| The records |
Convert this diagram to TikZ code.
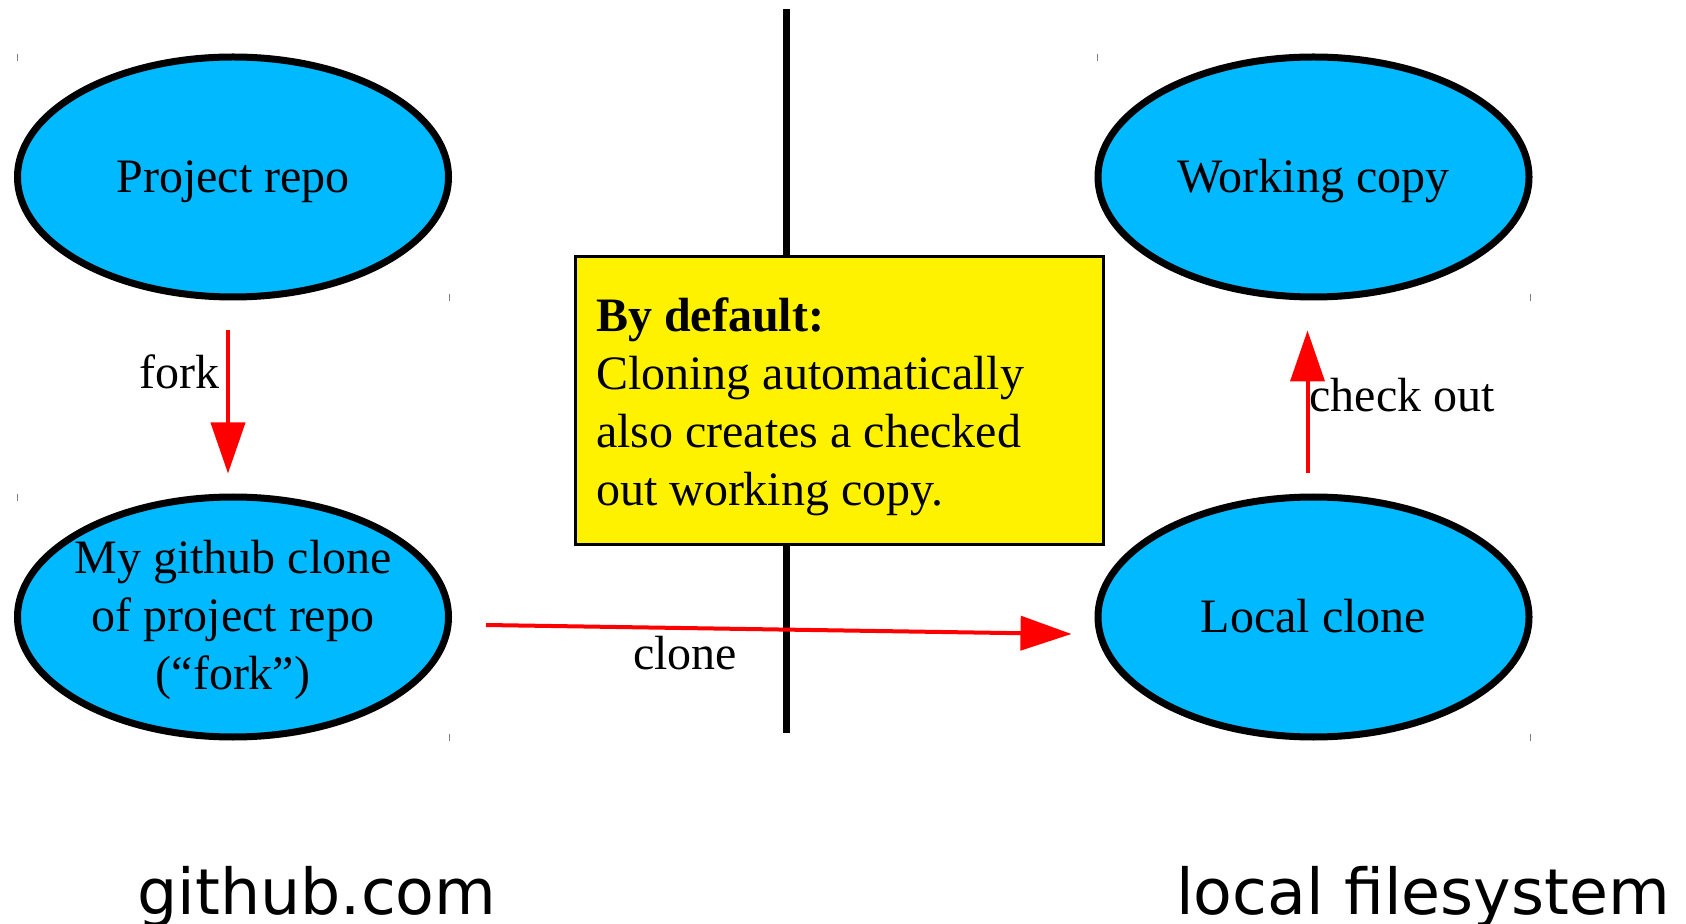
\documentclass[tikz,border=0pt]{standalone}
\usepackage{fontspec}
\setmainfont{Liberation Serif}
\newfontfamily\sitefont{DejaVu Sans}
\usetikzlibrary{shapes.geometric,arrows.meta,positioning}
\definecolor{repoblue}{RGB}{0,185,255}
\tikzset{
  repo/.style={ % image of a repository
    ellipse, draw, line width=3.5pt, fill=repoblue,
    minimum width=215.5pt, minimum height=120pt, inner sep=0pt,
    align=center, text=black, font=\fontsize{24}{29}\selectfont
  },
  oneline/.style={text height=16.5pt, text depth=1pt},
  note/.style={ % yellow remark box
    draw, rectangle, line width=1.5pt, fill=yellow,
    text width=243pt, inner xsep=10.5pt, inner ysep=0pt,
    minimum height=144pt, align=left,
    font=\fontsize{24}{29}\selectfont
  },
  flow/.style={ % red arrow from one repository to the next
    red, line width=2pt, -{Triangle[length=25.5pt,width=17pt]}
  },
  flowlabel/.style={black, font=\fontsize{24}{28}\selectfont},
  side/.style={font=\sitefont\fontsize{31.7}{36}\selectfont},
  corner/.style={gray, line width=0.5pt}
}

\begin{document}
\begin{tikzpicture}[x=0.5pt, y=-0.5pt]
  \useasboundingbox (0,0) rectangle (1686,924);

  % divider between the two sides
  \draw[line width=3.5pt] (786,9) -- (786,733);

  \node[repo,oneline] (proj) at (233,177) {Project repo};
  \node[repo, text height=0pt, text depth=0pt] (fork) at (233,617)
    {\raisebox{-7.75pt}{\makebox[0pt]{\begin{tabular}{@{}c@{}}My github clone\\of project repo\\(“fork”)\end{tabular}}}};
  \node[repo,oneline] (work) at (1313.5,177) {Working copy};
  \node[repo,oneline] (loc) at (1313.5,617) {Local clone};

  % tiny marks left at the corners
  \foreach \px/\py in {17/57, 449/297, 17/497, 449/737, 1097.5/57, 1530.5/297, 1097.5/497, 1530.5/737}
    \draw[corner] (\px,\py-3) -- (\px,\py+4);

  \node[note] (note) at (839,401) {\spaceskip=0pt\xspaceskip=0pt\rule{0pt}{23pt}\textbf{By default:}\\
    Cloning automatically\\also creates a checked\\out working copy.};

  \draw[flow] ([shift={(-2.5pt,-15pt)}]proj.south) -- ([shift={(-2.5pt,10pt)}]fork.north)
    node[flowlabel, pos=0.29, left] {fork};
  \draw[flow] ([shift={(-3pt,10pt)}]loc.north) -- ([shift={(-3pt,-15pt)}]work.south)
    node[flowlabel, pos=0.55, right, inner sep=0pt] {check out};
  \draw[flow] ([shift={(17pt,-4pt)}]fork.east) -- ([shift={(-11.5pt,-8.5pt)}]loc.west)
    node[flowlabel, pos=0.34, below=-0.5pt] {clone};

  \node[side, anchor=base] (hublabel) at (317,914) {github.com};
  \node[side, anchor=base east] (fslabel) at (1677,914) {local filesystem};
\end{tikzpicture}
\end{document}
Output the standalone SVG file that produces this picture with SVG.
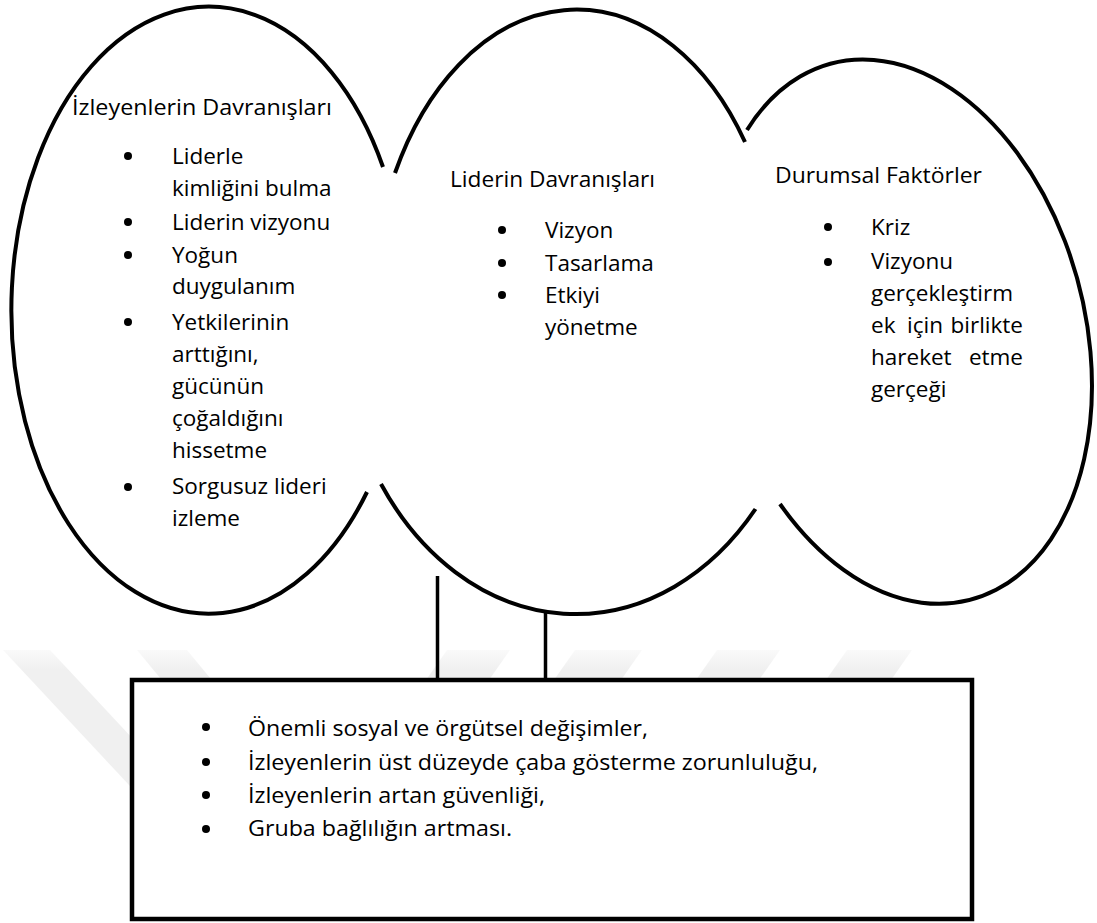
<svg xmlns="http://www.w3.org/2000/svg" width="1097" height="923" viewBox="0 0 1097 923">
  <defs>
    <linearGradient id="wm" x1="0" y1="640" x2="0" y2="670" gradientUnits="userSpaceOnUse">
      <stop offset="0" stop-color="#ffffff"/>
      <stop offset="1" stop-color="#f0f0f0"/>
    </linearGradient>
  </defs>
  <style>
    .shape { fill: none; stroke: #000; stroke-width: 4; }
    .t { font-family: "Open Sans", "Liberation Sans", sans-serif; font-size: 22.5px; fill: #000; }
    .tb { font-family: "Open Sans", "Liberation Sans", sans-serif; font-size: 21.5px; fill: #000; }
    .b { fill: #000; }
    .wm { fill: url(#wm); }
  </style>
  <rect width="1097" height="923" fill="#ffffff"/>
  <g id="watermark">
    <polygon class="wm" points="3,650 50,650 190,800 143,800"/>
    <polygon class="wm" points="137,650 187,650 220,690 170,690"/>
    <polygon class="wm" points="447,650 510,650 482,690 419,690"/>
    <polygon class="wm" points="575,650 642,650 614,690 547,690"/>
    <polygon class="wm" points="717,650 780,650 752,690 689,690"/>
    <polygon class="wm" points="847,650 912,650 884,690 819,690"/>
  </g>
  <g id="connectors">
    <line x1="437.5" y1="576" x2="437.5" y2="680" stroke="#000" stroke-width="3.5"/>
    <line x1="545.5" y1="613" x2="545.5" y2="680" stroke="#000" stroke-width="3.5"/>
  </g>
  <g id="node-followers">
    <path class="shape" d="M 383,167 A 197.5 303.5 0 1 0 367,492"/>
    <text class="t" x="72" y="115" textLength="260" lengthAdjust="spacingAndGlyphs">İzleyenlerin Davranışları</text>
    <circle class="b" cx="128" cy="156" r="4"/>
    <text class="t" x="172" y="164">Liderle</text>
    <text class="t" x="172" y="196">kimliğini bulma</text>
    <circle class="b" cx="128" cy="222" r="4"/>
    <text class="t" x="172" y="230">Liderin vizyonu</text>
    <circle class="b" cx="128" cy="255" r="4"/>
    <text class="t" x="172" y="263">Yoğun</text>
    <text class="t" x="172" y="294">duygulanım</text>
    <circle class="b" cx="128" cy="322" r="4"/>
    <text class="t" x="172" y="330">Yetkilerinin</text>
    <text class="t" x="172" y="362">arttığını,</text>
    <text class="t" x="172" y="394">gücünün</text>
    <text class="t" x="172" y="426">çoğaldığını</text>
    <text class="t" x="172" y="458">hissetme</text>
    <circle class="b" cx="128" cy="487" r="4"/>
    <text class="t" x="172" y="494">Sorgusuz lideri</text>
    <text class="t" x="172" y="526">izleme</text>
  </g>
  <g id="node-leader">
    <path class="shape" d="M 395,173 A 204 302 0 0 1 745,142"/>
    <path class="shape" d="M 381,484 A 237 302 0 0 0 755.5,509"/>
    <text class="t" x="450" y="187" textLength="205" lengthAdjust="spacingAndGlyphs">Liderin Davranışları</text>
    <circle class="b" cx="502" cy="230" r="4"/>
    <text class="t" x="545" y="238">Vizyon</text>
    <circle class="b" cx="502" cy="263" r="4"/>
    <text class="t" x="545" y="271">Tasarlama</text>
    <circle class="b" cx="502" cy="295" r="4"/>
    <text class="t" x="545" y="303">Etkiyi</text>
    <text class="t" x="545" y="335">yönetme</text>
  </g>
  <g id="node-situational">
    <path class="shape" d="M 747,130 A 184 277 -14.4 1 1 780,504"/>
    <text class="t" x="775" y="183" textLength="207" lengthAdjust="spacingAndGlyphs">Durumsal Faktörler</text>
    <circle class="b" cx="828" cy="227" r="4"/>
    <text class="t" x="871" y="235">Kriz</text>
    <circle class="b" cx="828" cy="262" r="4"/>
    <text class="t" x="871" y="269">Vizyonu</text>
    <text class="t" x="871" y="301">gerçekleştirm</text>
    <text class="t" y="333"><tspan x="871">ek</tspan><tspan x="907">için</tspan><tspan x="1023" text-anchor="end">birlikte</tspan></text>
    <text class="t" y="365"><tspan x="871">hareket</tspan><tspan x="1023" text-anchor="end">etme</tspan></text>
    <text class="t" x="871" y="397">gerçeği</text>
  </g>
  <g id="node-outcomes">
    <rect x="132" y="680" width="840" height="239" fill="#ffffff" stroke="#000" stroke-width="4.5"/>
    <circle class="b" cx="206" cy="727" r="4"/>
    <text class="tb" x="248" y="736" textLength="400" lengthAdjust="spacingAndGlyphs">Önemli sosyal ve örgütsel değişimler,</text>
    <circle class="b" cx="206" cy="762" r="4"/>
    <text class="tb" x="248" y="770" textLength="570" lengthAdjust="spacingAndGlyphs">İzleyenlerin üst düzeyde çaba gösterme zorunluluğu,</text>
    <circle class="b" cx="206" cy="795" r="4"/>
    <text class="tb" x="248" y="803" textLength="297" lengthAdjust="spacingAndGlyphs">İzleyenlerin artan güvenliği,</text>
    <circle class="b" cx="206" cy="829" r="4"/>
    <text class="tb" x="248" y="836" textLength="264" lengthAdjust="spacingAndGlyphs">Gruba bağlılığın artması.</text>
  </g>
</svg>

| The problem |
Look at the listing and set down only the lines from its start through the line with "(loc) at (1313.5,617)", word for word and without pictures.

| Task response |
Convert this diagram to TikZ code.
\documentclass[tikz,border=0pt]{standalone}
\usepackage{fontspec}
\setmainfont{Liberation Serif}
\newfontfamily\sitefont{DejaVu Sans}
\usetikzlibrary{shapes.geometric,arrows.meta,positioning}
\definecolor{repoblue}{RGB}{0,185,255}
\tikzset{
  repo/.style={ % image of a repository
    ellipse, draw, line width=3.5pt, fill=repoblue,
    minimum width=215.5pt, minimum height=120pt, inner sep=0pt,
    align=center, text=black, font=\fontsize{24}{29}\selectfont
  },
  oneline/.style={text height=16.5pt, text depth=1pt},
  note/.style={ % yellow remark box
    draw, rectangle, line width=1.5pt, fill=yellow,
    text width=243pt, inner xsep=10.5pt, inner ysep=0pt,
    minimum height=144pt, align=left,
    font=\fontsize{24}{29}\selectfont
  },
  flow/.style={ % red arrow from one repository to the next
    red, line width=2pt, -{Triangle[length=25.5pt,width=17pt]}
  },
  flowlabel/.style={black, font=\fontsize{24}{28}\selectfont},
  side/.style={font=\sitefont\fontsize{31.7}{36}\selectfont},
  corner/.style={gray, line width=0.5pt}
}

\begin{document}
\begin{tikzpicture}[x=0.5pt, y=-0.5pt]
  \useasboundingbox (0,0) rectangle (1686,924);

  % divider between the two sides
  \draw[line width=3.5pt] (786,9) -- (786,733);

  \node[repo,oneline] (proj) at (233,177) {Project repo};
  \node[repo, text height=0pt, text depth=0pt] (fork) at (233,617)
    {\raisebox{-7.75pt}{\makebox[0pt]{\begin{tabular}{@{}c@{}}My github clone\\of project repo\\(“fork”)\end{tabular}}}};
  \node[repo,oneline] (work) at (1313.5,177) {Working copy};
  \node[repo,oneline] (loc) at (1313.5,617) {Local clone};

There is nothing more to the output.